А у кого другое детство – у того иная жизнь.

Люди привыкают жить у забора.

И целую жизнь мечтают забор сломать.

Вы скажете: это они от зависти.

А я скажу: а то, что у вас выкуплено общее в частную собственность, – это от наглости.

И на всякую наглость неизбежно заведётся зависть.

И посмотрим ещё, кто в итоге победит.

Беда ведь не только в том, что вы отняли у настоящего времени – в частности, у этих голоногих пацанов. Вы же ещё и на будущее нацелились.

Но будущее всегда сильнее. Оно явится за своим и сделает всё как было.

Придётся вернуться к тому, что: общее важнее частного, а народ больше, чем человек.

Потому что начинается с того, что «человек – мера всех вещей», а заканчивается тем, что этих людей вдруг оказывается ограниченное количество, а мы должны на них любоваться.

И, наконец, самое важное.

Общее – вовсе не означает «ничьё». Общее означает – наше, наших предков и наших внуков.

Когда что-то у вас забирают, помните – что забрали сразу и у твоего прадеда, и у твоего правнука.

Хотя, если вам всё равно, я вообще не с вами разговаривал.

Кач-кач до Москвы

Помню, у меня росли дети, – а у меня долго росли дети, лет двадцать примерно, потому что детей четверо, и они очень долго растут, никак не могут вырасти.
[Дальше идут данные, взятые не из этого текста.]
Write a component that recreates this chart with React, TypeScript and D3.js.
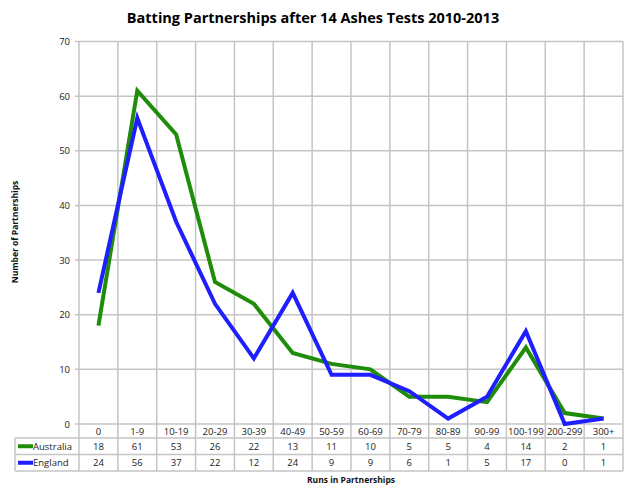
import * as d3 from 'd3';

const categories = ['0', '1-9', '10-19', '20-29', '30-39', '40-49', '50-59', '60-69', '70-79', '80-89', '90-99', '100-199', '200-299', '300+'];
const australia = [18, 61, 53, 26, 22, 13, 11, 10, 5, 5, 4, 14, 2, 1];
const england = [24, 56, 37, 22, 12, 24, 9, 9, 6, 1, 5, 17, 0, 1];
const yTicks = [0, 10, 20, 30, 40, 50, 60, 70];

const series = [
  { name: 'Australia', values: australia, color: '#1f8c0a' },
  { name: 'England', values: england, color: '#1e1eff' },
];

const width = 633;
const height = 495;
const marginLeft = 79;
const marginRight = 10;
const marginTop = 41.5;
const plotBottom = 424;
const rowH = 16.5;
const tableLeft = 15;
const font = '"Open Sans", sans-serif';
const grid = '#c4c4c4';

export default function App() {
  const x = d3.scaleBand(categories, [marginLeft, width - marginRight]);
  const y = d3.scaleLinear([0, 70], [plotBottom, marginTop]);
  const line = d3
    .line<number>()
    .x((_, i) => x(categories[i])! + x.bandwidth() / 2)
    .y((d) => y(d));

  const edges = categories.map((c) => x(c)!).concat([width - marginRight]);
  const rowTop = (r: number) => plotBottom + 14 + r * rowH; // r = 0 -> Australia row
  const tableBottom = rowTop(2);

  return (
    <svg width={width} height={height} style={{ position: 'absolute', left: 0, top: 0 }}>
      <rect width={width} height={height} fill="white" />
      <text x={313} y={23} textAnchor="middle" fontFamily={font} fontWeight="bold" fontSize={14.5}>
        Batting Partnerships after 14 Ashes Tests 2010-2013
      </text>

      {/* horizontal gridlines + y ticks */}
      {yTicks.map((t) => (
        <g key={t}>
          <line x1={marginLeft - 4} x2={width - marginRight} y1={y(t)} y2={y(t)} stroke={grid} strokeWidth={1.5} />
          <text x={70} y={y(t) + 3.5} textAnchor="end" fontFamily={font} fontSize={9.5} fill="#222">
            {t}
          </text>
        </g>
      ))}

      {/* vertical gridlines through plot and table */}
      {edges.map((e, i) => (
        <line key={i} x1={e} x2={e} y1={marginTop} y2={tableBottom} stroke={grid} strokeWidth={1.5} />
      ))}

      {/* table horizontal lines */}
      {[0, 1, 2].map((r) => (
        <line key={r} x1={tableLeft} x2={width - marginRight} y1={rowTop(r)} y2={rowTop(r)} stroke={grid} strokeWidth={1.5} />
      ))}
      <line x1={tableLeft} x2={tableLeft} y1={rowTop(0)} y2={tableBottom} stroke={grid} strokeWidth={1.5} />

      {/* category labels */}
      {categories.map((c) => (
        <text key={c} x={x(c)! + x.bandwidth() / 2} y={plotBottom + 11} textAnchor="middle" fontFamily={font} fontSize={9.5} fill="#222">
          {c}
        </text>
      ))}

      {/* data rows */}
      {series.map((s, r) => (
        <g key={s.name}>
          <line x1={18} x2={33} y1={rowTop(r) + rowH / 2} y2={rowTop(r) + rowH / 2} stroke={s.color} strokeWidth={4} />
          <text x={33} y={rowTop(r) + rowH / 2 + 3.5} fontFamily={font} fontSize={9.5} fill="#222">
            {s.name}
          </text>
          {s.values.map((v, i) => (
            <text key={i} x={x(categories[i])! + x.bandwidth() / 2} y={rowTop(r) + rowH / 2 + 3.5} textAnchor="middle" fontFamily={font} fontSize={9.5} fill="#222">
              {v}
            </text>
          ))}
        </g>
      ))}

      {/* lines */}
      {series.map((s) => (
        <path key={s.name} d={line(s.values)!} fill="none" stroke={s.color} strokeWidth={4} strokeLinejoin="miter" />
      ))}

      <text x={351} y={483} textAnchor="middle" fontFamily={font} fontWeight="bold" fontSize={8.5} fill="#111">
        Runs in Partnerships
      </text>
      <text transform={`translate(18,232) rotate(-90)`} textAnchor="middle" fontFamily={font} fontWeight="bold" fontSize={8.5} fill="#111">
        Number of Partnerships
      </text>
    </svg>
  );
}
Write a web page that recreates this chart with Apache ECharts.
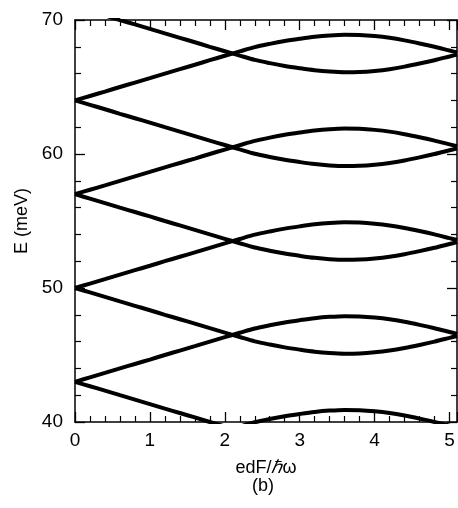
<!DOCTYPE html>
<html>
<head>
<meta charset="utf-8">
<script src="https://cdn.jsdelivr.net/npm/echarts@6/dist/echarts.min.js"></script>
<style>
  html, body { margin: 0; padding: 0; background: #fff; }
  #chart { width: 458px; height: 508px; }
</style>
</head>
<body>
<div id="chart"></div>
<script>
// field strength edF/hw where the levels were read
const fieldValues = [0, 0.2, 0.4, 0.6, 0.8, 1.0, 1.2, 1.4, 1.6, 1.8, 2.0, 2.2, 2.4, 2.6, 2.8,
  3.0, 3.2, 3.4, 3.6, 3.8, 4.0, 4.2, 4.4, 4.6, 4.8, 5.0, 5.1];

// quasi-energy levels (meV)
const levelUp36 = [36, 36.33, 36.66, 37, 37.33, 37.66, 38, 38.33, 38.66, 39, 39.33, 39.66, 39.98, 40.22, 40.43,
  40.6, 40.75, 40.85, 40.9, 40.88, 40.8, 40.67, 40.48, 40.25, 40, 39.72, 39.58];
const levelDown43 = [43, 42.67, 42.34, 42, 41.67, 41.34, 41, 40.67, 40.34, 40, 39.67, 39.34, 39.02, 38.78, 38.57,
  38.4, 38.25, 38.15, 38.1, 38.12, 38.2, 38.33, 38.52, 38.75, 39, 39.28, 39.42];
const levelUp43 = [43, 43.33, 43.66, 44, 44.33, 44.66, 45, 45.33, 45.66, 46, 46.33, 46.66, 46.98, 47.22, 47.43,
  47.6, 47.75, 47.85, 47.9, 47.88, 47.8, 47.67, 47.48, 47.25, 47, 46.72, 46.58];
const levelDown50 = [50, 49.67, 49.34, 49, 48.67, 48.34, 48, 47.67, 47.34, 47, 46.67, 46.34, 46.02, 45.78, 45.57,
  45.4, 45.25, 45.15, 45.1, 45.12, 45.2, 45.33, 45.52, 45.75, 46, 46.28, 46.42];
const levelUp50 = [50, 50.33, 50.66, 51, 51.33, 51.66, 52, 52.33, 52.66, 53, 53.33, 53.66, 53.98, 54.22, 54.43,
  54.6, 54.75, 54.85, 54.9, 54.88, 54.8, 54.67, 54.48, 54.25, 54, 53.72, 53.58];
const levelDown57 = [57, 56.67, 56.34, 56, 55.67, 55.34, 55, 54.67, 54.34, 54, 53.67, 53.34, 53.02, 52.78, 52.57,
  52.4, 52.25, 52.15, 52.1, 52.12, 52.2, 52.33, 52.52, 52.75, 53, 53.28, 53.42];
const levelUp57 = [57, 57.33, 57.66, 58, 58.33, 58.66, 59, 59.33, 59.66, 60, 60.33, 60.66, 60.98, 61.22, 61.43,
  61.6, 61.75, 61.85, 61.9, 61.88, 61.8, 61.67, 61.48, 61.25, 61, 60.72, 60.58];
const levelDown64 = [64, 63.67, 63.34, 63, 62.67, 62.34, 62, 61.67, 61.34, 61, 60.67, 60.34, 60.02, 59.78, 59.57,
  59.4, 59.25, 59.15, 59.1, 59.12, 59.2, 59.33, 59.52, 59.75, 60, 60.28, 60.42];
const levelUp64 = [64, 64.33, 64.66, 65, 65.33, 65.66, 66, 66.33, 66.66, 67, 67.33, 67.66, 67.98, 68.22, 68.43,
  68.6, 68.75, 68.85, 68.9, 68.88, 68.8, 68.67, 68.48, 68.25, 68, 67.72, 67.58];
const levelDown71 = [71, 70.67, 70.34, 70, 69.67, 69.34, 69, 68.67, 68.34, 68, 67.67, 67.34, 67.02, 66.78, 66.57,
  66.4, 66.25, 66.15, 66.1, 66.12, 66.2, 66.33, 66.52, 66.75, 67, 67.28, 67.42];

const levels = [levelUp36, levelDown43, levelUp43, levelDown50, levelUp50, levelDown57,
  levelUp57, levelDown64, levelUp64, levelDown71];

const xTicks = [0, 1, 2, 3, 4, 5];
const yTicks = [40, 50, 60, 70];

const font = '"Liberation Sans", Arial, Helvetica, sans-serif';
const chart = echarts.init(document.getElementById('chart'), null, { renderer: 'canvas' });

function axisBase(extra) {
  return Object.assign({
    type: 'value',
    axisLine: { show: true, onZero: false, lineStyle: { color: '#000', width: 1.5 } },
    axisTick: { show: true, inside: true, length: 10, lineStyle: { color: '#000', width: 1.3 } },
    minorTick: { show: true, splitNumber: 5, length: 6, lineStyle: { color: '#000', width: 1.2 } },
    splitLine: { show: false },
    minorSplitLine: { show: false },
  }, extra);
}

const xMain = {
  min: 0, max: 5.1, interval: 1,
  axisLabel: {
    color: '#000', fontSize: 19, fontFamily: font, margin: 9,
    showMaxLabel: false,
    formatter: (v) => (xTicks.includes(v) ? String(v) : ''),
  },
};

chart.setOption({
  animation: false,
  backgroundColor: '#fff',
  grid: { left: 75, right: 1, top: 20, bottom: 86, containLabel: false },
  xAxis: [
    axisBase(Object.assign({}, xMain, {
      position: 'bottom',
      name: '{a|edF/}{i|ℏ}{a|ω}',
      nameLocation: 'middle',
      nameGap: 37,
      nameTextStyle: {
        rich: {
          a: { fontSize: 18, fontFamily: font, color: '#000' },
          i: { fontSize: 18, fontFamily: font, fontStyle: 'italic', color: '#000' },
        },
      },
    })),
    axisBase(Object.assign({}, xMain, { position: 'top', axisLabel: { show: false } })),
  ],
  yAxis: [
    axisBase({
      min: 40, max: 70, interval: 10,
      position: 'left',
      name: 'E (meV)',
      nameLocation: 'middle',
      nameGap: 41,
      nameTextStyle: { fontSize: 18, fontFamily: font, color: '#000' },
      axisLabel: {
        color: '#000', fontSize: 19, fontFamily: font, margin: 12,
        formatter: (v) => (yTicks.includes(v) ? String(v) : ''),
      },
    }),
    axisBase({
      min: 40, max: 70, interval: 10,
      position: 'right',
      axisLabel: { show: false },
    }),
  ],
  graphic: [{
    type: 'text',
    left: 252,
    top: 477,
    style: { text: '(b)', fontSize: 18, fontFamily: font, fill: '#000' },
  }],
  series: levels.map((vals, i) => ({
    name: 'level' + i,
    type: 'line',
    xAxisIndex: 0,
    yAxisIndex: 0,
    data: fieldValues.map((x, j) => [x, vals[j]]),
    smooth: 0.3,
    showSymbol: false,
    clip: true,
    lineStyle: { color: '#000', width: 4 },
  })),
});
</script>
</body>
</html>
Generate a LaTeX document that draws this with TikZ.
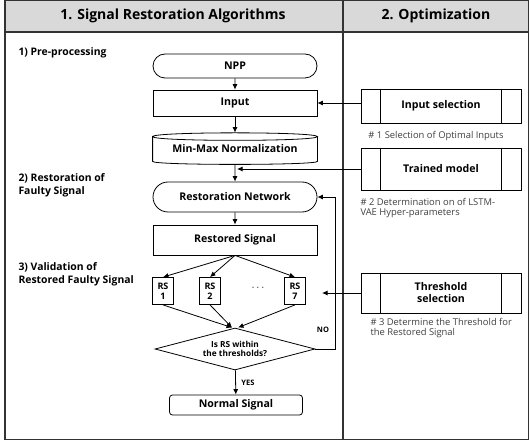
\documentclass[tikz,border=0pt]{standalone}
\usepackage{fontspec}
\setmainfont{Open Sans}
\usetikzlibrary{arrows.meta, shapes.geometric, shapes.misc}

\begin{document}
\begin{tikzpicture}[x=1pt, y=-1pt]
\tikzset{every node/.style = {font=\bfseries\fontsize{10.6}{12}\selectfont}}
\tikzset{box/.style = {shape=rectangle, draw, line width=0.8pt, minimum width=164pt, minimum height=30pt, inner sep=0pt}}
\tikzset{term/.style = {box, shape=rounded rectangle}}
\tikzset{rsbox/.style = {box, minimum width=21pt, minimum height=27pt, align=center, font=\bfseries\fontsize{9}{10.5}\selectfont}}
\tikzset{check/.style = {shape=diamond, draw, line width=0.8pt, aspect=3.8, minimum width=160pt, minimum height=42pt, inner sep=0pt, align=center, font=\bfseries\fontsize{8.3}{9.5}\selectfont}}
\tikzset{endbox/.style = {box, rounded corners=3pt, minimum width=133pt, minimum height=20pt}}
\tikzset{predef/.style = {box, minimum width=160pt, align=center}}
\tikzset{note/.style = {align=left, text=black!75, font=\fontsize{9.4}{10.5}\selectfont}}
\tikzset{part/.style = {anchor=west, align=left, font=\bfseries\fontsize{10.4}{13}\selectfont}}
\tikzset{head/.style = {font=\bfseries\fontsize{14}{17}\selectfont}}
\tikzset{tag/.style = {font=\bfseries\fontsize{7.5}{9}\selectfont}}
\tikzset{frame/.style = {line width=1.1pt, black!80}}
\tikzset{edge/.style = {->, > = {Latex[length=5.5pt, width=5pt]}, line width=0.8pt}}
\useasboundingbox (0,0) rectangle (529,443);

% frame
\fill[black!15] (5,0.5) rectangle (528.5,32);
\draw[frame] (5,0.5) rectangle (528.5,439.5);
\draw[frame] (5,32) -- (528.5,32);
\draw[frame] (343,0.5) -- (343,439.5);
\node[head] (h1) at (173,16) {1. Signal Restoration Algorithms};
\node[head] (h2) at (436,16) {2. Optimization};

% steps
\node[part] (p1) at (15,53) {1) Pre-processing};
\node[part] (p2) at (15,185) {2) Restoration of\\Faulty Signal};
\node[part] (p3) at (15,274) {3) Validation of\\Restored Faulty Signal};

% flow
\node[term, minimum height=24pt] (npp) at (235,66) {NPP};
\node[box, minimum height=26pt] (input) at (235,103) {Input};
\node[box, draw=none, minimum height=24pt] (minmax) at (235,149) {Min-Max Normalization};
\node[term] (resnet) at (235,197) {Restoration Network};
\node[box] (restored) at (235,240) {Restored Signal};
\node[rsbox] (rs1) at (163,291) {RS\\1};
\node[rsbox] (rs2) at (210,291) {RS\\2};
\node (dots) at (258,288) {$\cdots$};
\node[rsbox] (rs7) at (295,291) {RS\\7};
\node[check] (check) at (235,349) {Is RS within\\the thresholds?};
\node[endbox] (normal) at (236,405) {Normal Signal};
\node[tag] (no) at (323,330) {NO};
\node[tag] (yes) at (248,383) {YES};

% optimization
\node[predef, minimum height=34pt] (insel) at (441,106) {Input selection};
\node[predef, minimum height=42pt] (trained) at (441,169) {Trained model};
\node[predef, minimum height=40pt] (thsel) at (441,293) {Threshold\\selection};
\node[note] (n1) at (436,136) {\# 1 Selection of Optimal Inputs};
\node[note, anchor=west] (n2) at (357,208) {\# 2 Determination on of LSTM-\\VAE Hyper-parameters};
\node[note, anchor=west] (n3) at (367,328) {\# 3 Determine the Threshold for\\the Restored Signal};
\coordinate (tm) at (237,169);
\coordinate (thend) at (322,293);

% min-max drum
\draw[line width=0.8pt] (minmax.north west) .. controls +(0,-5) and +(0,-5) .. (minmax.north east)
  .. controls +(0,5) and +(0,5) .. (minmax.north west) -- (minmax.south west)
  .. controls +(0,4) and +(0,4) .. (minmax.south east) -- (minmax.north east);
\foreach \b in {insel,trained,thsel} {
  \draw[line width=0.8pt] ([xshift=20pt]\b.north west) -- ([xshift=20pt]\b.south west);
  \draw[line width=0.8pt] ([xshift=-20pt]\b.north east) -- ([xshift=-20pt]\b.south east);
}

%edges
\draw[edge] (npp) -- (input);
\draw[edge] (input.south) -- ([yshift=4pt]minmax.north);
\draw[edge] ([yshift=-3pt]minmax.south) -- (resnet);
\draw[edge] (resnet) -- (restored);
\foreach \r in {rs1,rs2,rs7}
  \draw[edge] (restored.south) -- (\r.north);
\draw[edge] (rs1.south) -- ([xshift=-3pt]check.north);
\draw[edge] (rs2.south) -- ([xshift=-3pt]check.north);
\draw[edge] (rs7.south) -- ([xshift=3pt]check.north);
\draw[edge] (check) -- (normal);
\draw[edge] (check.east) -- ++(20,0) |- (resnet.east);
\draw[edge] (input.east -| insel.west) -- (input.east);
\draw[edge] (trained.west) -- (tm);
\draw[edge] (thsel.west) -- (thend);
\end{tikzpicture}
\end{document}
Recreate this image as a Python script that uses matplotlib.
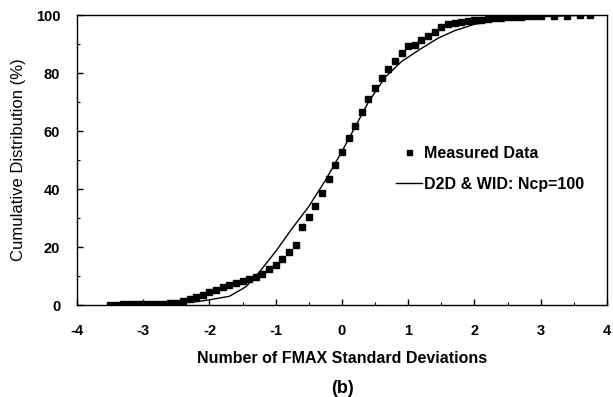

И пока мои дети росли, первые лет семь мы с женой никуда не ездили вообще. Дома сидели, детей растили.

В том числе и потому не ездили, что денег элементарно не было. А потом – как-то даже в голову не приходило: дети маленькие, чего их таскать туда-сюда. Накатаемся ещё.

Первый раз мы поехали куда-то в сторону Сочи на восьмой год брака, младшего сына оставив на нянь и взяв с собой старшего, семилетнего.

Дальше, собственно, мы продолжали ту же традицию. Пока детям не исполнится шесть-семь лет – они сидят дома. Никаких перелётов, горячих пляжей, заграниц.

Основной причиной такого подхода была уже не материальная.

Во-первых, мне жалко терзать и мучить детей: ничего они до пяти лет не поймут и не запомнят, только будут ботинки стаптывать, нагоняя неугомонных родителей.

Во-вторых, мне по-человечески неудобно во всех этих поездах и самолётах за своих разнообразных младенцев. Никому мои семейные проблемы не нужны: плач этот, перебежки групп младенцев по салону взад-назад, броски стаканчиками через головы, удары ногами в спину впереди сидящему усталому человеку, только наконец заснувшему.

Жена мою сверхщепетильность разделяет. Она сама такая же, даже хуже.

За двадцать лет мы с женой только однажды нарушили своё правило.

Тогда у меня еще была жива бабушка по отцовской линии – Мария Павловна Вострикова, ей было 90 лет, и я подумал, что это моя обязанность: привезти ей всех правнуков в полном составе. Чтоб они увидели её, и она увидела их.

Младшей нашей дочери был тогда годик. Старшей дочери пять. Младшему сыну семь. Старшему двенадцать.